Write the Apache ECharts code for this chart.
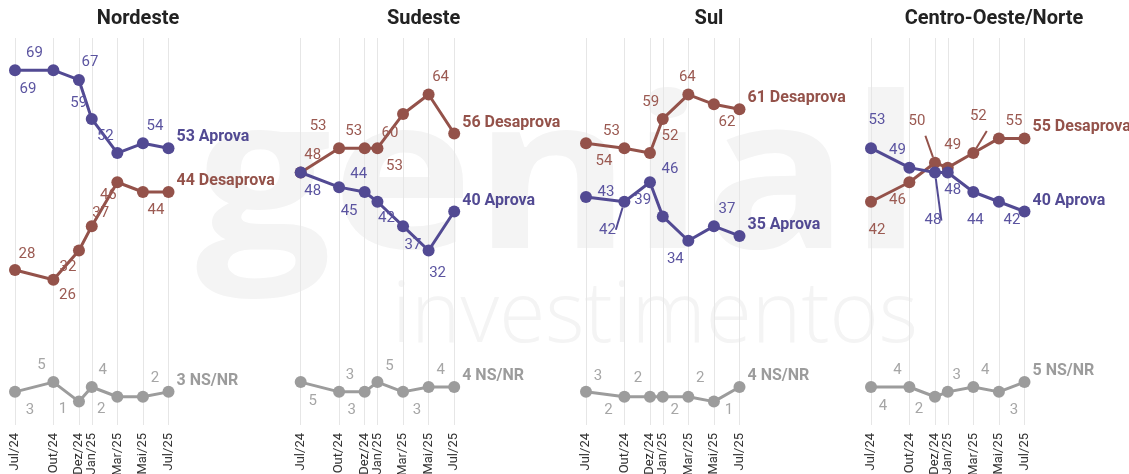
<!DOCTYPE html>
<html lang="pt-br">
<head>
  <meta charset="UTF-8" />
  <title>Aprovação por região</title>
  <script src="https://cdn.jsdelivr.net/npm/echarts@6/dist/echarts.min.js"></script>
  <style>
    body { margin: 0; padding: 0; background: #fff; }
    #chart { width: 1129px; height: 474px; }
  </style>
</head>
<body>
  <div id="chart"></div>

  <script>
    // eixo com todos os meses; só os meses de pesquisa recebem rótulo e linha
    const months = ['Jul/24', 'Ago/24', 'Set/24', 'Out/24', 'Nov/24', 'Dez/24', 'Jan/25',
                    'Fev/25', 'Mar/25', 'Abr/25', 'Mai/25', 'Jun/25', 'Jul/25'];
    const surveys = ['Jul/24', 'Out/24', 'Dez/24', 'Jan/25', 'Mar/25', 'Mai/25', 'Jul/25'];
    const regions = ['Nordeste', 'Sudeste', 'Sul', 'Centro-Oeste/Norte'];

    const nordesteAprova    = [69, 69, 67, 59, 52, 54, 53];
    const nordesteDesaprova = [28, 26, 32, 37, 46, 44, 44];
    const nordesteNsnr      = [3, 5, 1, 4, 2, 2, 3];

    const sudesteAprova    = [48, 45, 44, 42, 37, 32, 40];
    const sudesteDesaprova = [48, 53, 53, 53, 60, 64, 56];
    const sudesteNsnr      = [5, 3, 3, 5, 3, 4, 4];

    const sulAprova    = [43, 42, 46, 39, 34, 37, 35];
    const sulDesaprova = [54, 53, 52, 59, 64, 62, 61];
    const sulNsnr      = [3, 2, 2, 2, 2, 1, 4];

    const coAprova    = [53, 49, 48, 48, 44, 42, 40];
    const coDesaprova = [42, 46, 50, 49, 52, 55, 55];
    const coNsnr      = [4, 4, 2, 3, 4, 3, 5];

    const seriesNames = ['Aprova', 'Desaprova', 'NS/NR'];
    const panelValues = [
      [nordesteAprova, nordesteDesaprova, nordesteNsnr],
      [sudesteAprova, sudesteDesaprova, sudesteNsnr],
      [sulAprova, sulDesaprova, sulNsnr],
      [coAprova, coDesaprova, coNsnr]
    ];

    // ---- layout ----
    const lineColors  = ['#524a93', '#94524a', '#9c9c9c'];
    const labelColors = ['#5b54a0', '#9b5a52', '#a6a6a6'];
    const panelLeft = [15, 300.7, 586, 871];
    const panelWidth = 153.5;

    // deslocamento [dx, dy] de cada rótulo (o último ponto usa o rótulo final)
    const labelOffsets = [
      [ // Nordeste
        [[13, 19], [-19, -17], [11, -18], [-13, -16], [-12, -17], [12, -17]],
        [[12, -16], [14, 15], [-11, 17], [9, -13], [-9, 13], [13, 18]],
        [[15, 18], [-12, -17], [-16, 8], [11, -17], [-16, 13], [12, -18]]
      ],
      [ // Sudeste
        [[12, 19], [10, 24], [-6, -18], [9, 16], [10, 19], [9, 23]],
        [[12, -17], [-21, -22], [-11, -17], [17, 18], [-13, 19], [12, -17]],
        [[12, 19], [11, -17], [-13, 18], [12, -16], [14, 18], [12, -17]]
      ],
      [ // Sul
        [[20, -5], [-17, 28], [20, -13], [-20, -16], [-13, 18], [13, -17]],
        [[18, 18], [-13, -17], [20, -17], [-12, -17], [-1, -17], [13, 18]],
        [[12, -16], [-16, 14], [-12, -18], [12, 14], [12, -18], [15, 9]]
      ],
      [ // Centro-Oeste/Norte
        [[6, -28], [-12, -17], [-2, 48], [5, 18], [2, 28], [13, 18]],
        [[6, 28], [-12, 18], [-18, -42], [5, -22], [5, -37], [15, -17]],
        [[12, 19], [-12, -17], [-16, 13], [9, -17], [12, -17], [15, 18]]
      ]
    ];
    // rótulos ligados ao ponto por uma linha: [painel, série, índice]
    const leaderLines = [[2, 0, 1], [3, 0, 2], [3, 1, 2], [3, 1, 4]];

    const grids = [], xAxes = [], yAxes = [], titles = [], series = [];

    regions.forEach((region, p) => {
      grids.push({
        left: panelLeft[p], width: panelWidth, top: 38, height: 387,
        containLabel: false, outerBoundsMode: 'none'
      });
      titles.push({
        text: region,
        left: panelLeft[p] + 118,
        top: 4,
        textAlign: 'center',
        textStyle: { fontFamily: 'Roboto', fontSize: 20, fontWeight: 'bold', color: '#222' }
      });
      xAxes.push({
        type: 'category',
        gridIndex: p,
        data: months,
        boundaryGap: false,
        axisLine: { show: false },
        axisTick: { show: false },
        splitLine: {
          show: true,
          interval: (i, v) => surveys.includes(months[i]),
          lineStyle: { color: '#e6e6e6', width: 1 }
        },
        axisLabel: {
          interval: (i, v) => surveys.includes(months[i]),
          rotate: 90,
          margin: 8,
          fontFamily: 'Roboto',
          fontSize: 13,
          color: '#333'
        }
      });
      yAxes.push({ type: 'value', gridIndex: p, min: -3.8, max: 75.6, show: false });

      seriesNames.forEach((name, s) => {
        const vals = panelValues[p][s];
        const data = surveys.map((m, i) => {
          const last = i === surveys.length - 1;
          const item = { value: [m, vals[i]] };
          if (last) {
            item.label = {
              show: true,
              position: 'right',
              distance: 2,
              offset: [0, -11],
              fontWeight: 'bold',
              fontSize: 16,
              color: lineColors[s],
              formatter: vals[i] + ' ' + name
            };
          } else {
            item.label = {
              show: true,
              position: 'inside',
              offset: labelOffsets[p][s][i],
              formatter: String(vals[i])
            };
            const hasLine = leaderLines.some(l => l[0] === p && l[1] === s && l[2] === i);
            if (hasLine) {
              item.labelLine = { show: true, lineStyle: { color: lineColors[s], width: 2 } };
            }
          }
          return item;
        });
        series.push({
          name: name,
          type: 'line',
          xAxisIndex: p,
          yAxisIndex: p,
          data: data,
          symbol: 'circle',
          symbolSize: 12,
          lineStyle: { color: lineColors[s], width: 3 },
          itemStyle: { color: lineColors[s] },
          label: {
            fontFamily: 'Roboto',
            fontSize: 15,
            color: labelColors[s]
          },
          labelLine: { show: false },
          z: 3 - s,
          emphasis: { disabled: true }
        });
      });
    });

    const chart = echarts.init(document.getElementById('chart'));
    chart.setOption({
      animation: false,
      backgroundColor: '#fff',
      textStyle: { fontFamily: 'Roboto' },
      title: titles,
      grid: grids,
      xAxis: xAxes,
      yAxis: yAxes,
      series: series,
      graphic: [
        {
          type: 'text', x: 196, y: 187, scaleY: 0.886, z: -10, silent: true,
          style: { text: 'genial', font: 'bold 240px "Open Sans"', fill: '#f4f4f4', verticalAlign: 'middle' }
        },
        {
          type: 'text', x: 392, y: 318, z: -10, silent: true,
          style: { text: 'investimentos', font: '300 84px "Open Sans"', fill: '#f4f4f4', verticalAlign: 'middle' }
        }
      ]
    });
  </script>
</body>
</html>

☆ ☆ ☆

**Stated goal**
Each line of the data is to be duplicated exactly; pictures stay out of the copy.

**Full output**
Write the Apache ECharts code for this chart.
<!DOCTYPE html>
<html lang="pt-br">
<head>
  <meta charset="UTF-8" />
  <title>Aprovação por região</title>
  <script src="https://cdn.jsdelivr.net/npm/echarts@6/dist/echarts.min.js"></script>
  <style>
    body { margin: 0; padding: 0; background: #fff; }
    #chart { width: 1129px; height: 474px; }
  </style>
</head>
<body>
  <div id="chart"></div>

  <script>
    // eixo com todos os meses; só os meses de pesquisa recebem rótulo e linha
    const months = ['Jul/24', 'Ago/24', 'Set/24', 'Out/24', 'Nov/24', 'Dez/24', 'Jan/25',
                    'Fev/25', 'Mar/25', 'Abr/25', 'Mai/25', 'Jun/25', 'Jul/25'];
    const surveys = ['Jul/24', 'Out/24', 'Dez/24', 'Jan/25', 'Mar/25', 'Mai/25', 'Jul/25'];
    const regions = ['Nordeste', 'Sudeste', 'Sul', 'Centro-Oeste/Norte'];

    const nordesteAprova    = [69, 69, 67, 59, 52, 54, 53];
    const nordesteDesaprova = [28, 26, 32, 37, 46, 44, 44];
    const nordesteNsnr      = [3, 5, 1, 4, 2, 2, 3];

    const sudesteAprova    = [48, 45, 44, 42, 37, 32, 40];
    const sudesteDesaprova = [48, 53, 53, 53, 60, 64, 56];
    const sudesteNsnr      = [5, 3, 3, 5, 3, 4, 4];

    const sulAprova    = [43, 42, 46, 39, 34, 37, 35];
    const sulDesaprova = [54, 53, 52, 59, 64, 62, 61];
    const sulNsnr      = [3, 2, 2, 2, 2, 1, 4];

    const coAprova    = [53, 49, 48, 48, 44, 42, 40];
    const coDesaprova = [42, 46, 50, 49, 52, 55, 55];
    const coNsnr      = [4, 4, 2, 3, 4, 3, 5];

    const seriesNames = ['Aprova', 'Desaprova', 'NS/NR'];
    const panelValues = [
      [nordesteAprova, nordesteDesaprova, nordesteNsnr],
      [sudesteAprova, sudesteDesaprova, sudesteNsnr],
      [sulAprova, sulDesaprova, sulNsnr],
      [coAprova, coDesaprova, coNsnr]
    ];

    // ---- layout ----
    const lineColors  = ['#524a93', '#94524a', '#9c9c9c'];
    const labelColors = ['#5b54a0', '#9b5a52', '#a6a6a6'];
    const panelLeft = [15, 300.7, 586, 871];
    const panelWidth = 153.5;

    // deslocamento [dx, dy] de cada rótulo (o último ponto usa o rótulo final)
    const labelOffsets = [
      [ // Nordeste
        [[13, 19], [-19, -17], [11, -18], [-13, -16], [-12, -17], [12, -17]],
        [[12, -16], [14, 15], [-11, 17], [9, -13], [-9, 13], [13, 18]],
        [[15, 18], [-12, -17], [-16, 8], [11, -17], [-16, 13], [12, -18]]
      ],
      [ // Sudeste
        [[12, 19], [10, 24], [-6, -18], [9, 16], [10, 19], [9, 23]],
        [[12, -17], [-21, -22], [-11, -17], [17, 18], [-13, 19], [12, -17]],
        [[12, 19], [11, -17], [-13, 18], [12, -16], [14, 18], [12, -17]]
      ],
      [ // Sul
        [[20, -5], [-17, 28], [20, -13], [-20, -16], [-13, 18], [13, -17]],
        [[18, 18], [-13, -17], [20, -17], [-12, -17], [-1, -17], [13, 18]],
        [[12, -16], [-16, 14], [-12, -18], [12, 14], [12, -18], [15, 9]]
      ],
      [ // Centro-Oeste/Norte
        [[6, -28], [-12, -17], [-2, 48], [5, 18], [2, 28], [13, 18]],
        [[6, 28], [-12, 18], [-18, -42], [5, -22], [5, -37], [15, -17]],
        [[12, 19], [-12, -17], [-16, 13], [9, -17], [12, -17], [15, 18]]
      ]
    ];
    // rótulos ligados ao ponto por uma linha: [painel, série, índice]
    const leaderLines = [[2, 0, 1], [3, 0, 2], [3, 1, 2], [3, 1, 4]];

    const grids = [], xAxes = [], yAxes = [], titles = [], series = [];

    regions.forEach((region, p) => {
      grids.push({
        left: panelLeft[p], width: panelWidth, top: 38, height: 387,
        containLabel: false, outerBoundsMode: 'none'
      });
      titles.push({
        text: region,
        left: panelLeft[p] + 118,
        top: 4,
        textAlign: 'center',
        textStyle: { fontFamily: 'Roboto', fontSize: 20, fontWeight: 'bold', color: '#222' }
      });
      xAxes.push({
        type: 'category',
        gridIndex: p,
        data: months,
        boundaryGap: false,
        axisLine: { show: false },
        axisTick: { show: false },
        splitLine: {
          show: true,
          interval: (i, v) => surveys.includes(months[i]),
          lineStyle: { color: '#e6e6e6', width: 1 }
        },
        axisLabel: {
          interval: (i, v) => surveys.includes(months[i]),
          rotate: 90,
          margin: 8,
          fontFamily: 'Roboto',
          fontSize: 13,
          color: '#333'
        }
      });
      yAxes.push({ type: 'value', gridIndex: p, min: -3.8, max: 75.6, show: false });

      seriesNames.forEach((name, s) => {
        const vals = panelValues[p][s];
        const data = surveys.map((m, i) => {
          const last = i === surveys.length - 1;
          const item = { value: [m, vals[i]] };
          if (last) {
            item.label = {
              show: true,
              position: 'right',
              distance: 2,
              offset: [0, -11],
              fontWeight: 'bold',
              fontSize: 16,
              color: lineColors[s],
              formatter: vals[i] + ' ' + name
            };
          } else {
            item.label = {
              show: true,
              position: 'inside',
              offset: labelOffsets[p][s][i],
              formatter: String(vals[i])
            };
            const hasLine = leaderLines.some(l => l[0] === p && l[1] === s && l[2] === i);
            if (hasLine) {
              item.labelLine = { show: true, lineStyle: { color: lineColors[s], width: 2 } };
            }
          }
          return item;
        });
        series.push({
          name: name,
          type: 'line',
          xAxisIndex: p,
          yAxisIndex: p,
          data: data,
          symbol: 'circle',
          symbolSize: 12,
          lineStyle: { color: lineColors[s], width: 3 },
          itemStyle: { color: lineColors[s] },
          label: {
            fontFamily: 'Roboto',
            fontSize: 15,
            color: labelColors[s]
          },
          labelLine: { show: false },
          z: 3 - s,
          emphasis: { disabled: true }
        });
      });
    });

    const chart = echarts.init(document.getElementById('chart'));
    chart.setOption({
      animation: false,
      backgroundColor: '#fff',
      textStyle: { fontFamily: 'Roboto' },
      title: titles,
      grid: grids,
      xAxis: xAxes,
      yAxis: yAxes,
      series: series,
      graphic: [
        {
          type: 'text', x: 196, y: 187, scaleY: 0.886, z: -10, silent: true,
          style: { text: 'genial', font: 'bold 240px "Open Sans"', fill: '#f4f4f4', verticalAlign: 'middle' }
        },
        {
          type: 'text', x: 392, y: 318, z: -10, silent: true,
          style: { text: 'investimentos', font: '300 84px "Open Sans"', fill: '#f4f4f4', verticalAlign: 'middle' }
        }
      ]
    });
  </script>
</body>
</html>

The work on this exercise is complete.